Beranda » Joko Intarto » Bodohkah Pejabat dan Politisi Kita?

Bodohkah Pejabat dan Politisi Kita?

Berapa pejabat dan politisi yang buta huruf? Tidak ada.

Berapa yang membuat karya tulis di blog dan social media? Sedikit.

Berapa yang membuat karya tulis di koran dan majalah? Lebih sedikit.

Berapa yang sudah membuat karya tulis berupa buku? Lebih sedikit lagi.

Menyedihkan. Tapi begitulah kenyataannya. Para pejabat dan politisi memiliki banyak pengalaman dan informasi. Apalagi yang hobi pelesiran ke luar negeri. Tapi mereka lebih senang menyimpan pengetahuan dan pengalamannya untuk diri sendiri.

Haruskah pejabat dan politisi bisa menulis? Pajabat dan politisi adalah sekelompok kecil masyarakat yang berperan sebagai agen perubahan. Melalui peran merekalah, masyarakat akan lebih mudah dimotivasi, diarahkan dan dimobilisasi.

Untuk memerankan tugasnya sebagai agen perubahan, pejabat dan politisi wajib melakukan komunikasi kepada publik dengan memanfaatkan berbagai platform media yang tersedia. Salah satunya adalah dengan membuat tulisan.

Rendahnya kemampuan menulis di kalangan pejabat dan politisi sebenarnya mengherankan.
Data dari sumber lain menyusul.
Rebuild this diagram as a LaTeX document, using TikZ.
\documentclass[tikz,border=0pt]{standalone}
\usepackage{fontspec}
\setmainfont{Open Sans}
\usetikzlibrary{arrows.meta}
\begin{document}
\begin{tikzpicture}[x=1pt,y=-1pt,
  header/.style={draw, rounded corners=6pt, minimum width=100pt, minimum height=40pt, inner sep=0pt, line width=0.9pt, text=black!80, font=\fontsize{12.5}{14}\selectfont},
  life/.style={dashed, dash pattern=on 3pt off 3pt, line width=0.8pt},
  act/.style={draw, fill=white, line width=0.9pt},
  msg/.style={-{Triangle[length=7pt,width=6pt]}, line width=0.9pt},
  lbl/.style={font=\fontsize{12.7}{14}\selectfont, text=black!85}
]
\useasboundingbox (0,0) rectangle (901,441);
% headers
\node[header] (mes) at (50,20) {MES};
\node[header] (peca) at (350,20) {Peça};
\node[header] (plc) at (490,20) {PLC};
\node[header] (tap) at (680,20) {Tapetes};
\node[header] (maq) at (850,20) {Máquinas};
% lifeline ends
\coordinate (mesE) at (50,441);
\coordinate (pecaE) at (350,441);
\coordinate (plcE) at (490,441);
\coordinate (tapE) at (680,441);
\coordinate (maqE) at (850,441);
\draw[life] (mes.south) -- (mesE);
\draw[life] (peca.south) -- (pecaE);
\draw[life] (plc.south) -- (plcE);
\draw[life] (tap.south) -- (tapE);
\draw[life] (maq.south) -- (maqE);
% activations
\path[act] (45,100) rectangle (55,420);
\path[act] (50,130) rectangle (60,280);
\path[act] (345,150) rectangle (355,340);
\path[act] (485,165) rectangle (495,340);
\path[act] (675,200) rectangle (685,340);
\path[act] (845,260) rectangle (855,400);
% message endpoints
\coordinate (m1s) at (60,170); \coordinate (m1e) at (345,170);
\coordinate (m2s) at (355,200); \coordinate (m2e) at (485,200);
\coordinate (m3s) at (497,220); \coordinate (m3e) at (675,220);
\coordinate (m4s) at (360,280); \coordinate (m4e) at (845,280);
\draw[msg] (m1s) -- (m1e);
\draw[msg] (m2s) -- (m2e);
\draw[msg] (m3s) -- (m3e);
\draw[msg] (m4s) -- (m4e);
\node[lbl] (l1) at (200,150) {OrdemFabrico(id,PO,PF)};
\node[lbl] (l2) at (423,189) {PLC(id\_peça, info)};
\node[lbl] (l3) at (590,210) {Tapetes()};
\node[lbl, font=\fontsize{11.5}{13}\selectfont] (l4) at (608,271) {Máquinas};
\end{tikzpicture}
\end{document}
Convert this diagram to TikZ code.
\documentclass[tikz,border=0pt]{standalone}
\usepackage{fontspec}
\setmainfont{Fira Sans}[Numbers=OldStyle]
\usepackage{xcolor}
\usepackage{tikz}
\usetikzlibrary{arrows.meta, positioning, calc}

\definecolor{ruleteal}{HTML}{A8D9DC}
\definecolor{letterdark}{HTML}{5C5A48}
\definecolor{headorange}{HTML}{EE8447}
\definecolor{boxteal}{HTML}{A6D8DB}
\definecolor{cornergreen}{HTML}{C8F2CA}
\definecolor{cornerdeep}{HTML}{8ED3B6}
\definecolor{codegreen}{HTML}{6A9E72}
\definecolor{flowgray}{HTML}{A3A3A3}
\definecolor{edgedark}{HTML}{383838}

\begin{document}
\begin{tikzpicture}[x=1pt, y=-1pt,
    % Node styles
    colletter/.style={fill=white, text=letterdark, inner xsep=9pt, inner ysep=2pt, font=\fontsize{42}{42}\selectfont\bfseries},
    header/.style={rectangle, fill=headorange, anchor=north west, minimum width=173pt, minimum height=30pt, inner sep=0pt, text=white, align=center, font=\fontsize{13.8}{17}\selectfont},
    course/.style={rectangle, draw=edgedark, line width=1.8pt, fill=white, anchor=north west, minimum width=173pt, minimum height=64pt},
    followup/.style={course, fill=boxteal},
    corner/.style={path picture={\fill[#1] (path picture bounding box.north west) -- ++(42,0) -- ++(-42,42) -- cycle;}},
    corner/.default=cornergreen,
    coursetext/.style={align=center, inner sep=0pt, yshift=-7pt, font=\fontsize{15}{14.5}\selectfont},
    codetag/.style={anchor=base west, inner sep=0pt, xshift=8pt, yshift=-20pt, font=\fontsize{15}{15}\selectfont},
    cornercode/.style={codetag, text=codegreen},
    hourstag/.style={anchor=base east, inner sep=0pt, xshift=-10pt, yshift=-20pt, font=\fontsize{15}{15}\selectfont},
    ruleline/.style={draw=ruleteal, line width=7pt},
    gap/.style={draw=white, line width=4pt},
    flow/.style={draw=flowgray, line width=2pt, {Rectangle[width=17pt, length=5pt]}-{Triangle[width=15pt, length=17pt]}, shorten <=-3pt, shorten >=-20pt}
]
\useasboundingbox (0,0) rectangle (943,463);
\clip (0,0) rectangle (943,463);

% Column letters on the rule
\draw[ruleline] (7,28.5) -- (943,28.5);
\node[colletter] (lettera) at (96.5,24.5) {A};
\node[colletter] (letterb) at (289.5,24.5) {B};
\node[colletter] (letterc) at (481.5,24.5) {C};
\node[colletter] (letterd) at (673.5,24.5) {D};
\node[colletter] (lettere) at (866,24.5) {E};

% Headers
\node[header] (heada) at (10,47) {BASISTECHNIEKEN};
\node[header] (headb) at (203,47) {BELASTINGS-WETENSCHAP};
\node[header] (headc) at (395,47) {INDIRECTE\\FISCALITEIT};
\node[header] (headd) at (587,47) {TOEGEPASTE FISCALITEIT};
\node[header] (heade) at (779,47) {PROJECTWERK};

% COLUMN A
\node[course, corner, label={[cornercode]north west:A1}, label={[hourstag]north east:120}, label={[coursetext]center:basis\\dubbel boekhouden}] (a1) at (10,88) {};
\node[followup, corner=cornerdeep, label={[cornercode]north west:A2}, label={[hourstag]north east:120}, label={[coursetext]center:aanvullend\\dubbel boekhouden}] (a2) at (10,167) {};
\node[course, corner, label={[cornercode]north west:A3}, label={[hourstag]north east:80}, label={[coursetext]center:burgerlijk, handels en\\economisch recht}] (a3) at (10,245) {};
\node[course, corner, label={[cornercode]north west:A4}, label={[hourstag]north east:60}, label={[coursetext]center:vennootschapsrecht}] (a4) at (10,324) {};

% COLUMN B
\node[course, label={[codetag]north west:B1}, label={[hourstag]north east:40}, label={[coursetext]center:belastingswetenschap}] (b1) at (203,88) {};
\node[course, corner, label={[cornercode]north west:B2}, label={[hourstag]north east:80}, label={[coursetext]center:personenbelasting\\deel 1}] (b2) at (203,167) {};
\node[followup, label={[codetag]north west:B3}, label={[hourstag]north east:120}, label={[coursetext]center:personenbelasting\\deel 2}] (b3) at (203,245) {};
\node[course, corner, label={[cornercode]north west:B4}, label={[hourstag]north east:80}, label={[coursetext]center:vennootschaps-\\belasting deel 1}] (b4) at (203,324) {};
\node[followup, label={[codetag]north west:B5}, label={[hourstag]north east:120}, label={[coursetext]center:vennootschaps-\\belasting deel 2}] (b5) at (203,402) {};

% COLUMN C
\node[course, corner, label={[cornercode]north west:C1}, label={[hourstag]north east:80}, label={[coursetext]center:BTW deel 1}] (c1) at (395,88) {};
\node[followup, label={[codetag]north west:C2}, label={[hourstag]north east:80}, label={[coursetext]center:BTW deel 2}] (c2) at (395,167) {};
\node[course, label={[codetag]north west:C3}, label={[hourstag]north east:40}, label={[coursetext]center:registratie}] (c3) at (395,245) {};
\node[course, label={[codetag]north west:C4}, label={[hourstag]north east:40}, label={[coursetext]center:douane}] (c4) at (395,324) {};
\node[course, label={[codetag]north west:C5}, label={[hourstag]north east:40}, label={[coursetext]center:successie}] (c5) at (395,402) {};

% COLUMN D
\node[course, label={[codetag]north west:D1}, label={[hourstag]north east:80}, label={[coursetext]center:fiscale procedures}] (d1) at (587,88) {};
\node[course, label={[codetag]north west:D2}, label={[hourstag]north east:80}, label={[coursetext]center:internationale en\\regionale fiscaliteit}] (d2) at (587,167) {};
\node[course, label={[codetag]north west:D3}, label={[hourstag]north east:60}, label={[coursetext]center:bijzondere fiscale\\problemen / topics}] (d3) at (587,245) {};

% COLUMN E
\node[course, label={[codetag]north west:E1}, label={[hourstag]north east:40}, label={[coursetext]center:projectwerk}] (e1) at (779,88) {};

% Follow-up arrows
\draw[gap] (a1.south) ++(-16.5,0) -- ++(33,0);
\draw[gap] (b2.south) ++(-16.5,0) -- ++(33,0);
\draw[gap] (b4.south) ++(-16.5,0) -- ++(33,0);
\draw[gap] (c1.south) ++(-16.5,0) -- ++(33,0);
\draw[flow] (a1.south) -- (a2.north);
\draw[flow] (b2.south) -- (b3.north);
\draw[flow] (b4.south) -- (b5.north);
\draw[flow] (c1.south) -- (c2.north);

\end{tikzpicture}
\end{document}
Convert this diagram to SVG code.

Sebab, dalam berbagai rapat yang disiarkan media, mereka tampak lancar mengemukakan pendapat.

Kalau berpidato lancar, berorasi (dan mencaci-maki) juga lancar, mengapa menulis menjadi masalah besar?

Perlukah Pejabat dan Politisi Belajar Jurnalistik? Selama ini, ilmu jurnalistik dipahami secara sempit sebagai ilmu yang hanya diperlukan para wartawan untuk memenuhi kompetensi profesinya.

Anggapan ini jelas harus direvisi. Ilmu jurnalistik diperlukan siapa pun, agar bisa menyampaikan pesan apa pun, kepada siapa pun, dengan media apa pun, kapan pun.

Maka pejabat dan politisi wajib bisa membuat karya tulis yang dipublikasi. Bila perlu, karya tulis menjadi syarat bagi semua pejabat dan politisi.

Komunikasi. Itulah kata kuncinya. Belajar ilmu jurnalistik adalah caranya.

Komunikasi tidak cukup hanya dengan blusukan yang disiarkan. Komunikasi juga tidak selesai hanya dengan merekrut penulis bayaran.

Ilmu jurnalistik bukan hanya untuk membuat spanduk dan baliho menjelang pemilihan umum. Ilmu jurnalistik penting untuk menjaga kredibilitas dan kapabilitas para pejabat serta politisi di mata rakyat.

“Kalau kamu ingin mengenal dunia, membacalah. Kalau ingin dunia mengenal kamu, menulislah,” tulis Dahlan Iskan, mantan wartawan “Jawa Pos”, yang saat ini menjadi pejabat publik.

Menulis adalah cara untuk menyampaikan gagasan. Kalau para pejabat dan politisi tidak pernah menulis, jangan-jangan karena mereka tidak pernah punya gagasan? Jangan-jangan, itulah yang membuat kemajuan Indonesia bergerak sangat lamban.